Music Albums and CDs
- "Chez Alex Piano Bar," 1984
- "Mix on the street," 1992
- "Unpublished," 1994
As a producer
- The CD "Ancient Echoes" became # 11 on the Billboard music chart in the US in 1994. (Choir Academy under the conduction of Alexander Sedov.)
- Charity action Tzar's Ball helping highly gifted children from impoverished families in Russia. Alexander acts as a producer, concept creator, director, strategist and organizer.
- Alexander is one of the creators of the Gauklerfest in Germany, a festival of street art in Berlin, which is still taking place annually. The first festival was held in 1984.
- Stars for Kids / A merry Christmas

== Business==

In 1983, After his first bar Kammerton, in Berlin, he opened, "Chez Alex Piano Bar" which was rated in a Newsweek International poll in 1984, the most popular piano bar of its class worldwide.

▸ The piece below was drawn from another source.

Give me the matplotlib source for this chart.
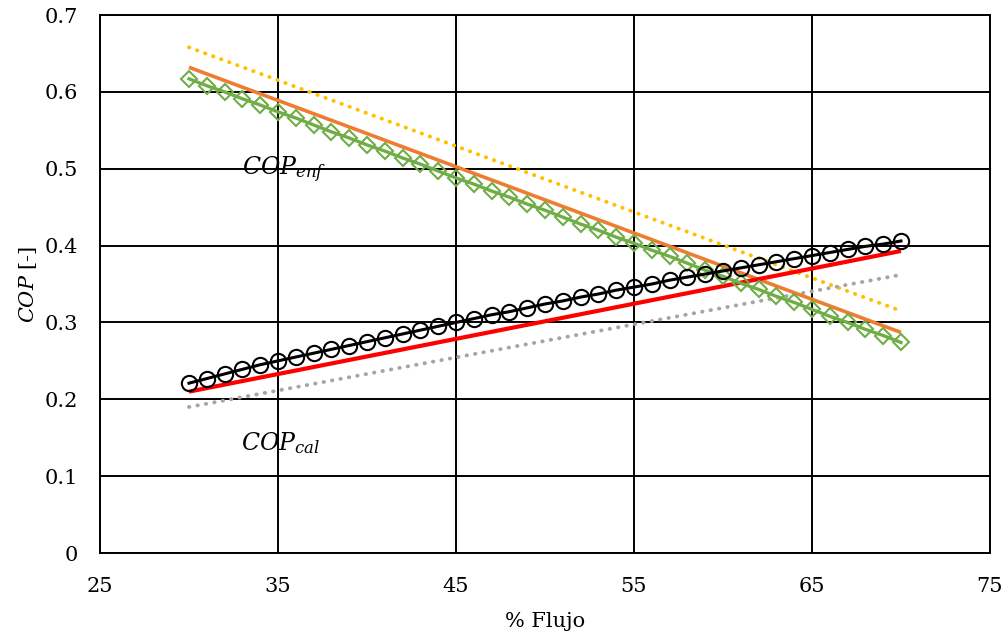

In 1986, Alex Kozulin opened the renowned celebrity club "Alex Berlin", and in 1991, together with Martin Thesing (GER) and Jean Denoyer (NY), he opened "The Supper Club" in New York.

In 1996, a new "Chez Alex Piano Bar" opened in Fort Lauderdale, Florida.

Alex's presence and personality attracted representatives of the business, politics, nobility, culture and science elite and many distinguished and eminent personalities including the Helmut Kohl family, Prince of Monaco, Gilles Hennessy, Ephraim Kishon, Sylvester Stallone, Claude Brasseur, Jean Paul Belmondo, Udo Jürgens, Frank Sinatra, Dean Martin, Michael Jackson, Lino Ventura, The Rolling Stones, Ella Fitzgerald and Stevie Wonder, Benny Goodman, Prince, Joe Cocker, Bill Clinton and many others, happily sang alongside to Alex's piano accompaniment.

In 2000, Kozulin returned to Berlin to start a new era in his business projects, opening the respected Booking Agency "Chez Alex Entertainment".

The first of a string of Charity events for impoverished Russian aspiring child musicians the "Tzar's Ball" was born.

In 2004, "Chez Alex Event Concept" was developed out of Chez Alex Entertainment, providing stars and event management services, as well as First Line travel providing luxury travel and life style service facilities to its clients which include the Alfa Group (RU), Renova Group (RU), Access Industries, PrivatBank (UA), Volkswagen, and others.

Since 2013, in addition to his activity in the Event and Lifestyle Business, his interest in the Arts developed, as he began to take an interest in providing selected art to his key clientele, but also helping gifted contemporary Artists in developing their careers and finding new markets.

Kozulin has established relations with eminent collectors and gallery owners, Museum curators, Experts, art restorers and dealers on a worldwide basis, and whilst he focuses largely on Impressionism & Modern as well as Contemporary art, his love of the arts is well recognized amongst the select clientele and artists that he co-operates with.

Alex Kozulin is the owner and CEO of the DeRuss Group in Berlin, which includes DeRuss Events (Berlin), First Line Travel GmbH (Berlin), Alex Events Ltd (Moscow) and a new Gallery–Art Exchange (Berlin, Germany)

Alex is completing his first book about making successful exclusive events "The Anatomy of Celebration" as well as working on opening a new "Chez Alex Bistro-Bar & Art Gallery" in Berlin.